> Task to complete: Retype, exactly as they stand, the lines from the start of the data to the line that contains "ax.spines['bottom'].set_linewidth(1.5)", both ends included. Leave the pictures out.

> Supplied material:
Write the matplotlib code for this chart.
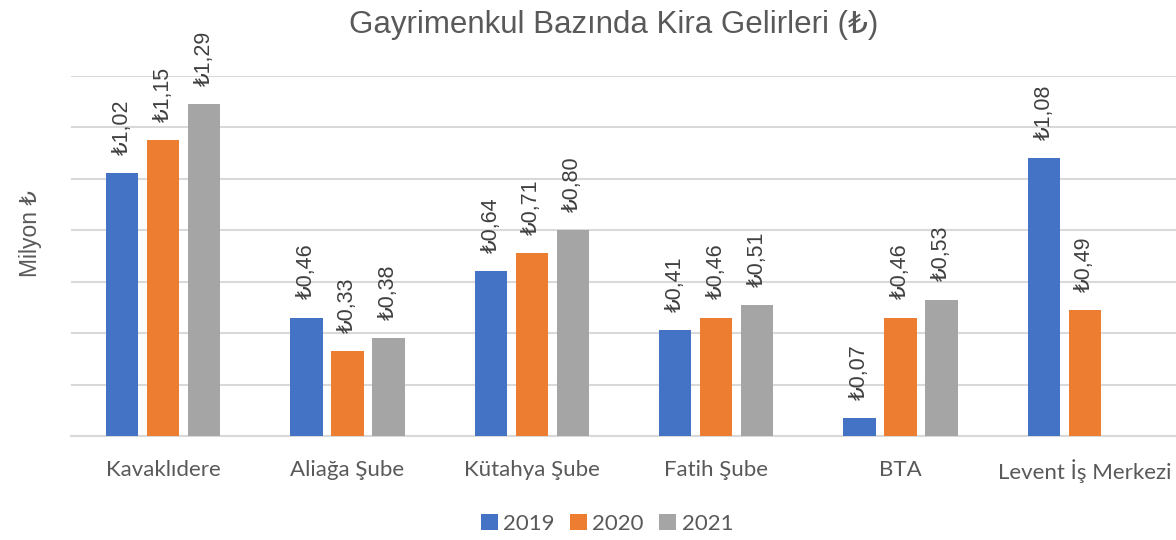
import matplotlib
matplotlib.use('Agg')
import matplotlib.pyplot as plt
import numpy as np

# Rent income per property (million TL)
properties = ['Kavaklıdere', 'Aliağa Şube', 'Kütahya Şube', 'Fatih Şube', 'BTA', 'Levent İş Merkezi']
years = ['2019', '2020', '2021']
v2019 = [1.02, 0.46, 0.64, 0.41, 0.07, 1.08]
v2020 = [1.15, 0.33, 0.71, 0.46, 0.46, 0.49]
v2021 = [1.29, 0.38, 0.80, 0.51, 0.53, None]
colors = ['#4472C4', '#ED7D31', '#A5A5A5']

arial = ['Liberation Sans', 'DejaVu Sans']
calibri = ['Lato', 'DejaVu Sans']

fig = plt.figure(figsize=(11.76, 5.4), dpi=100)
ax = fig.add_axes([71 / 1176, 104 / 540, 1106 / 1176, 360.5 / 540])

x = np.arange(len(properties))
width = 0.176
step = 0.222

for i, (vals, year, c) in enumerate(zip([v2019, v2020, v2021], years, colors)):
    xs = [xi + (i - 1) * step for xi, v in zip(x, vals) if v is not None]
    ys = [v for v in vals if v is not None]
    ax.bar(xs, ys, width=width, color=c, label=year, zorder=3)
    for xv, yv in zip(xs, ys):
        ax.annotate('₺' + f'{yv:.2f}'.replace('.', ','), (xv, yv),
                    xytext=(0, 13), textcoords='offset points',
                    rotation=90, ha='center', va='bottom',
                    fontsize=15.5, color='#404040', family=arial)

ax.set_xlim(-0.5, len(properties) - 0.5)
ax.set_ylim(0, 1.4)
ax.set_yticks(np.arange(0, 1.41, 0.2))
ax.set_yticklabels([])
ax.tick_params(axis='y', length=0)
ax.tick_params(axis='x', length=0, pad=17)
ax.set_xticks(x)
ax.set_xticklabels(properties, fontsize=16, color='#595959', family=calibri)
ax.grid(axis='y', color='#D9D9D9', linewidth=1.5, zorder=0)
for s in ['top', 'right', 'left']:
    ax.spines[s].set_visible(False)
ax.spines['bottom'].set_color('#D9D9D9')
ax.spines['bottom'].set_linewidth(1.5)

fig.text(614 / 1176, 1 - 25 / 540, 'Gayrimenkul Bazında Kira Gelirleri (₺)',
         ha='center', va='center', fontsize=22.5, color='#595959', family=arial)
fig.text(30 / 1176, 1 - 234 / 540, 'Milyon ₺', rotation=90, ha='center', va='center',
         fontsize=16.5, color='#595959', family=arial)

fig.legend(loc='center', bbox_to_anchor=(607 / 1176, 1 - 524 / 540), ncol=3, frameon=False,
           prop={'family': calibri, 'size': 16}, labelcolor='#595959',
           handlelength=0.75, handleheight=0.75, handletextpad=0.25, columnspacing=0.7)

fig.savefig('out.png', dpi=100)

> Written response:
Write the matplotlib code for this chart.
import matplotlib
matplotlib.use('Agg')
import matplotlib.pyplot as plt
import numpy as np

# Rent income per property (million TL)
properties = ['Kavaklıdere', 'Aliağa Şube', 'Kütahya Şube', 'Fatih Şube', 'BTA', 'Levent İş Merkezi']
years = ['2019', '2020', '2021']
v2019 = [1.02, 0.46, 0.64, 0.41, 0.07, 1.08]
v2020 = [1.15, 0.33, 0.71, 0.46, 0.46, 0.49]
v2021 = [1.29, 0.38, 0.80, 0.51, 0.53, None]
colors = ['#4472C4', '#ED7D31', '#A5A5A5']

arial = ['Liberation Sans', 'DejaVu Sans']
calibri = ['Lato', 'DejaVu Sans']

fig = plt.figure(figsize=(11.76, 5.4), dpi=100)
ax = fig.add_axes([71 / 1176, 104 / 540, 1106 / 1176, 360.5 / 540])

x = np.arange(len(properties))
width = 0.176
step = 0.222

for i, (vals, year, c) in enumerate(zip([v2019, v2020, v2021], years, colors)):
    xs = [xi + (i - 1) * step for xi, v in zip(x, vals) if v is not None]
    ys = [v for v in vals if v is not None]
    ax.bar(xs, ys, width=width, color=c, label=year, zorder=3)
    for xv, yv in zip(xs, ys):
        ax.annotate('₺' + f'{yv:.2f}'.replace('.', ','), (xv, yv),
                    xytext=(0, 13), textcoords='offset points',
                    rotation=90, ha='center', va='bottom',
                    fontsize=15.5, color='#404040', family=arial)

ax.set_xlim(-0.5, len(properties) - 0.5)
ax.set_ylim(0, 1.4)
ax.set_yticks(np.arange(0, 1.41, 0.2))
ax.set_yticklabels([])
ax.tick_params(axis='y', length=0)
ax.tick_params(axis='x', length=0, pad=17)
ax.set_xticks(x)
ax.set_xticklabels(properties, fontsize=16, color='#595959', family=calibri)
ax.grid(axis='y', color='#D9D9D9', linewidth=1.5, zorder=0)
for s in ['top', 'right', 'left']:
    ax.spines[s].set_visible(False)
ax.spines['bottom'].set_color('#D9D9D9')
ax.spines['bottom'].set_linewidth(1.5)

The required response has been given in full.